GIVEN REQUEST:
Repeat what the lines below say, word for word, and skip every image.

DATA SEGMENT:
— START —
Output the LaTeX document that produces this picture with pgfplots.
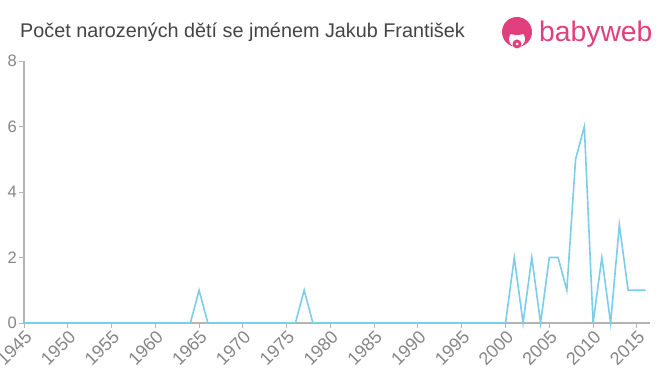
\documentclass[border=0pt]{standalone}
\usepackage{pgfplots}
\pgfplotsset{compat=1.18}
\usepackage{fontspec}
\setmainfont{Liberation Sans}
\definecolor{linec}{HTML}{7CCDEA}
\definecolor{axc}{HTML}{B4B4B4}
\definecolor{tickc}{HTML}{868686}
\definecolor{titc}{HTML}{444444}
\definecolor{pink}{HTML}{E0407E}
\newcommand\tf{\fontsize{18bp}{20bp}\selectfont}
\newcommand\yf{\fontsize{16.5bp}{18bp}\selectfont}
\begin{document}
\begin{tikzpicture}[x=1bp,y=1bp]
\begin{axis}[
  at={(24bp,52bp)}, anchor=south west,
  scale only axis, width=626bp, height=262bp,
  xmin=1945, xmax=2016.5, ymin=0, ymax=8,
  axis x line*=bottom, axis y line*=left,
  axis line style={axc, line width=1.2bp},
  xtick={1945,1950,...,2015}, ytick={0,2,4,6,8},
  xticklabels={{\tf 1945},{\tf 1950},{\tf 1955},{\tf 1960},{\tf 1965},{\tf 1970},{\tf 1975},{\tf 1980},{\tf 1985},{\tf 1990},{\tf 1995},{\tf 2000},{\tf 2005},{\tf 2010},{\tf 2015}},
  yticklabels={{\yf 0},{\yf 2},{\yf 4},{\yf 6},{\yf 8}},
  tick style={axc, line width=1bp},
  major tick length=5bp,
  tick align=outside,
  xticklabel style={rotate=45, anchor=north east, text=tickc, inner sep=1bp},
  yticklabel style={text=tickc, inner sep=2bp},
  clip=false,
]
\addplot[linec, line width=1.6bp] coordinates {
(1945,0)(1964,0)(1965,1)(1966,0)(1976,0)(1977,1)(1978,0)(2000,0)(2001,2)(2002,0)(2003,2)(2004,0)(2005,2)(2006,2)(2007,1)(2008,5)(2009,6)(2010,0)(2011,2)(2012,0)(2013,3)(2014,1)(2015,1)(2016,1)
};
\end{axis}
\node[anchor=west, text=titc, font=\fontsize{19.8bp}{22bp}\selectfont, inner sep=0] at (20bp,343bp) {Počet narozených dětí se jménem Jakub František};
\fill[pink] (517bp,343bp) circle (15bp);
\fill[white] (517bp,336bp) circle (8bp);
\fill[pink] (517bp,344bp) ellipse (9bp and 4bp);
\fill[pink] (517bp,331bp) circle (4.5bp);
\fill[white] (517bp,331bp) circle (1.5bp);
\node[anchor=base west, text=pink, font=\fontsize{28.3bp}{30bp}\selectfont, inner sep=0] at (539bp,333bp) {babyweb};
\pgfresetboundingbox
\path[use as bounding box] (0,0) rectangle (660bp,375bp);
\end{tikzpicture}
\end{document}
— END —
SOLVED PROBLEM:
Output the LaTeX document that produces this picture with pgfplots.
\documentclass[border=0pt]{standalone}
\usepackage{pgfplots}
\pgfplotsset{compat=1.18}
\usepackage{fontspec}
\setmainfont{Liberation Sans}
\definecolor{linec}{HTML}{7CCDEA}
\definecolor{axc}{HTML}{B4B4B4}
\definecolor{tickc}{HTML}{868686}
\definecolor{titc}{HTML}{444444}
\definecolor{pink}{HTML}{E0407E}
\newcommand\tf{\fontsize{18bp}{20bp}\selectfont}
\newcommand\yf{\fontsize{16.5bp}{18bp}\selectfont}
\begin{document}
\begin{tikzpicture}[x=1bp,y=1bp]
\begin{axis}[
  at={(24bp,52bp)}, anchor=south west,
  scale only axis, width=626bp, height=262bp,
  xmin=1945, xmax=2016.5, ymin=0, ymax=8,
  axis x line*=bottom, axis y line*=left,
  axis line style={axc, line width=1.2bp},
  xtick={1945,1950,...,2015}, ytick={0,2,4,6,8},
  xticklabels={{\tf 1945},{\tf 1950},{\tf 1955},{\tf 1960},{\tf 1965},{\tf 1970},{\tf 1975},{\tf 1980},{\tf 1985},{\tf 1990},{\tf 1995},{\tf 2000},{\tf 2005},{\tf 2010},{\tf 2015}},
  yticklabels={{\yf 0},{\yf 2},{\yf 4},{\yf 6},{\yf 8}},
  tick style={axc, line width=1bp},
  major tick length=5bp,
  tick align=outside,
  xticklabel style={rotate=45, anchor=north east, text=tickc, inner sep=1bp},
  yticklabel style={text=tickc, inner sep=2bp},
  clip=false,
]
\addplot[linec, line width=1.6bp] coordinates {
(1945,0)(1964,0)(1965,1)(1966,0)(1976,0)(1977,1)(1978,0)(2000,0)(2001,2)(2002,0)(2003,2)(2004,0)(2005,2)(2006,2)(2007,1)(2008,5)(2009,6)(2010,0)(2011,2)(2012,0)(2013,3)(2014,1)(2015,1)(2016,1)
};
\end{axis}
\node[anchor=west, text=titc, font=\fontsize{19.8bp}{22bp}\selectfont, inner sep=0] at (20bp,343bp) {Počet narozených dětí se jménem Jakub František};
\fill[pink] (517bp,343bp) circle (15bp);
\fill[white] (517bp,336bp) circle (8bp);
\fill[pink] (517bp,344bp) ellipse (9bp and 4bp);
\fill[pink] (517bp,331bp) circle (4.5bp);
\fill[white] (517bp,331bp) circle (1.5bp);
\node[anchor=base west, text=pink, font=\fontsize{28.3bp}{30bp}\selectfont, inner sep=0] at (539bp,333bp) {babyweb};
\pgfresetboundingbox
\path[use as bounding box] (0,0) rectangle (660bp,375bp);
\end{tikzpicture}
\end{document}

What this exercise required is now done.